Can I get caught?

[-0MEGA-];1109980 said:
It's hilarious, but I have to say I'm not surprised. :P

Technically since OS X is Unix and Unix is so bad ass, I can control the camera from the command line. I could feasibly send some unix commands via script or over ssh or whatever that could turn it on and take pictures....

I of course don't have the hours that would take to fiddle with it, but it could be a pretty funny prank
 
If all of them had a direct connection to the internet that means that every client machine in your network would have a public IP, which I know for a fact is never the case.
Me and my 10.10.*.* IP address agree. :P
We have some paranoid users at my work that put tape over the built in web cam in their laptops because they think we spy on them through the web cam, LMAO.....
Were I used to work we had some Dells that had an issue with USB mouses, the pointer would occasionally skip off to some extreme end of the screen. One guy I worked with was convinced that this was actually the company taking a screenshot of what you were doing.
 
Well I have fought tooth and nail with users before over control of the mouse so that could have been true. It gets fun when I use the say command.....

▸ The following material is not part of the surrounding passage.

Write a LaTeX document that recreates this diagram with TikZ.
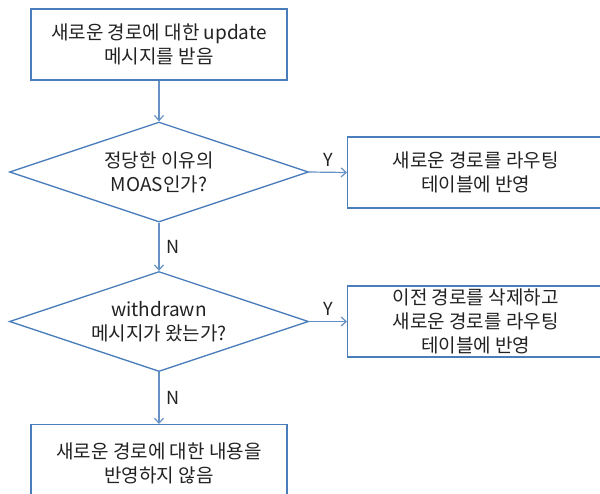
\documentclass[tikz,border=0pt]{standalone}
\usepackage{fontspec}
\setmainfont{Noto Sans CJK KR}
\usetikzlibrary{shapes.geometric,arrows.meta}
\definecolor{edge}{HTML}{4A7EBB}
\definecolor{txt}{HTML}{222222}
\tikzset{
  x=1pt,y=1pt,
  every node/.style={font=\fontsize{19}{24}\selectfont, text=txt},
  procbox/.style={draw=edge, line width=1.3pt, rectangle, align=center, inner sep=0pt},
  decision/.style={draw=edge, line width=1.3pt, diamond, align=center, inner sep=0pt, aspect=3,
    minimum width=299pt, minimum height=100pt},
  flow/.style={draw=edge!85, line width=1.2pt, -{Straight Barb[length=5pt,width=9pt,line width=1.2pt]}},
  lbl/.style={font=\fontsize{18}{20}\selectfont, text=txt}
}
\begin{document}
\begin{tikzpicture}
\useasboundingbox (0,0) rectangle (600,-493);
\clip (0,0) rectangle (600,-493);
\node[procbox, minimum width=256pt, minimum height=71pt] (b1) at (159,-44.5)
  {새로운 경로에 대한 update\\메시지를 받음};
\node[decision] (d1) at (159,-172) {정당한 이유의\\MOAS인가?};
\node[procbox, minimum width=256pt, minimum height=71pt, anchor=west] (b2) at (347,-172.5)
  {새로운 경로를 라우팅\\테이블에 반영};
\node[decision] (d2) at (159,-321.5) {withdrawn\\메시지가 왔는가?};
\node[procbox, minimum width=256pt, minimum height=71pt, anchor=west] (b3) at (347,-321.5)
  {이전 경로를 삭제하고\\새로운 경로를 라우팅\\테이블에 반영};
\node[procbox, minimum width=256pt, minimum height=77pt, anchor=north] (b4) at (159,-424)
  {새로운 경로에 대한 내용을\\반영하지 않음};
\draw[flow] (b1.south) -- (d1.north);
\draw[flow] (d1.east) -- node[lbl, above=2pt] {Y} (b2.west);
\draw[flow] (d1.south) -- node[lbl, right=4pt] {N} (d2.north);
\draw[flow] (d2.east) -- node[lbl, above=2pt] {Y} (b3.west);
\draw[flow] (d2.south) -- node[lbl, right=4pt] {N} (b4.north);
\end{tikzpicture}
\end{document}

Of course I never cross the line, but I do like to have a bit of humor when I work.
 
True enough it could have been but when I hooked a PS/2 mouse up it never happened.
Of course I never cross the line, but I do like to have a bit of humor when I work.
You have to, you'd go insane if you didn't :P :D
 
If you have access to a mac, you should open up terminal and play around with the say command. It can get quite fun.

If a user is not letting me control their desktop I will send a say command, and usually add in something like this

Code:
say 'Please run the update on your computer, and obey the robot god!'

harmless fun if you ask me.
 
Yes and no. It can easily be disabled but 'net send' can send messages to networked Windows machines.

Well the Mac version is text to speech, so it actually talks to you, and the command line is never shown the user doesn't know that I am sending them a command.
 
My school and last job all directly connected to ethernet ports in the walls.
*ahem* orly? Like 0mega said, those ethernet ports somehow end up being connected to a router through which all the internet traffic goes...

They don't usually go through the server, but they go through a firewall which keeps records of website hits, internet traffic per device, history, etc.
I would've thought the traffic usually goes through some sort of proxy... it does in our school at least. Oh, well...
 
I would've thought the traffic usually goes through some sort of proxy... it does in our school at least. Oh, well...
It was just your phrasing, when you say "go through" It leads me to believe that you meant all the traffic physically goes through the server before it reaches the internet, usually you have your servers on a switch or router which then go out to the internet. You don't want the network to completely shutdown if the server that all network traffic went through died.